AVÂLÎ

العوالي

Âlî isnadla rivayet edilen hadisleri toplayan kitap türü.

Avâlî, âliye kelimesinin çoğulu olup “bir şeyin üst tarafı, mızrağın yarıdan yukarı kısmı” anlamına gelmektedir. Medine’nin doğusunda bulunan 2-3 mil uzaklıktaki köylere de âliye denmektedir (bk.

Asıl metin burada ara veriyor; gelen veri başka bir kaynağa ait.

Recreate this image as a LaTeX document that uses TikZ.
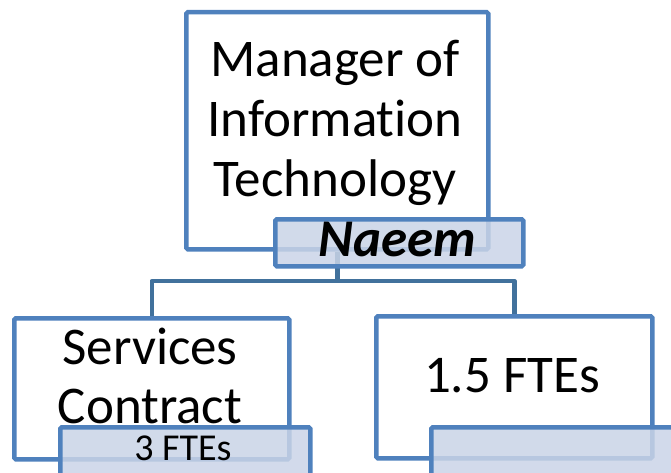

Ebû Dâvûd, “Salât”, 5).

Hadislerin en eski rivayetlerine (âlî isnad) sahip olma arzusu daha sahâbe döneminde başlamıştır (Hatîb, II, 223). Muhaddislerin büyük ilgisini çeken âlî isnadlı hadisleri, konularını dikkate almaksızın müstakil kitaplarda toplamayı hedef alan avâlî kitapları erken bir devirde telif edilmeye başlanmıştır. Hişâm b. Urve’nin kaleme aldığı el-ǾAvâlî min hadîsi Hişâm b. ǾÖmer (Zâhiriyye Ktp., nr. 61), bilindiği kadarıyla bu nevin ilk mahsulüdür. Avâlîlerin telif tarzları ve hedefleri arasında bazı farklılıklar mevcuttur. Bunları şöyle sıralamak mümkündür: 1. Bir hadisi esas alıp o hadisin âlî isnadlı rivayetlerini toplayanlar. Hişâm b. Urve’nin adı geçen el-ǾAvâlî’si bunun bir örneğini teşkil eder. 2. Bir hadis imamının âlî isnadlı hadislerini toplayanlar. Eyyûb b. Abdullah el-Firebrî’nin, Buhârî’nin âlî isnadlı hadislerini topladığı el-ǾAvâli’s-sıhâĥ’ı (Zâhiriyye Ktp., nr. 70/ 4) ile İbn Hacer el-Askalânî’nin ǾAvâlî İmâm Müslim’i (nşr. Muhammed el-Meczûb, Tunus 1973; Kemal Yûsuf el-Hut, Beyrut 1985) bu türün örneklerindendir. 3. Herhangi bir hadis imamını esas almaksızın âlî isnadlı hadisleri toplayanlar. Ebû Zekeriyyâ el-Müzekkî’nin el-ǾAvâlî’si (Zâhiriyye Ktp., nr. 40/8) bu türdendir. 4. Hadis râvilerinden belli bir tabakanın âlî isnadlı hadislerini toplayanlar. Ebû Mûsâ el-Medînî’nin ǾAvâli’t-tâbiǾîn’i böyledir. 5. Kırk hadisten meydana gelen avâlîler. İbrâhim b. Hasan el-Kürdî’nin Cenâhu’n-necâh bi’l-Ǿavâli’s-sıhâĥ’ı (Köprülü Ktp., nr. 297/1) bu türe örnek teşkil eder.

Adları avâlî olmamakla beraber senedlerindeki râvi sayısına göre sünâiyyât, sülâsiyyât, rubâiyyât..., uşâriyyât gibi isimler alan eserler de âlî isnadlı hadisleri toplamak maksadıyla kaleme alınmıştır.

BİBLİYOGRAFYA:

Kāmus Tercümesi, “Ǿaly” md.; Wensinck, MuǾcem, “Ǿaly”, “Ǿavl” md.leri; Ebû Dâvûd, “Salât”, 5; Hatîb, el-CâmiǾli-aħlâkı’r-râvî ve âdâbi’s-sâmiǾ, Riyad 1402/1982, II, 223; Keşfü’ž-žunûn, I, 1178-1179; Serkîs, MuǾcem, I, 153; Kettânî, er-Risâletü’l-müstetrafe, s. 164-165; Abdülhay el-Kettânî, Fihrisü’l-fehâris, II, 869; Tecrid Tercemesi, I, 191; Sezgin, GAS, I, 89, 126, 227; a.mlf., Buhârî’nin Kaynakları, İstanbul 1956, s. 306; Kehhâle, MuǾcemü’l-müǿellifîn, XI, 76; Şâkir Mahmûd Abdülmün‘im, İbn Hacer el-Askalânî, Bağdad 1978, I, 389-390; Müneccîd, MuǾcem, IV, 18.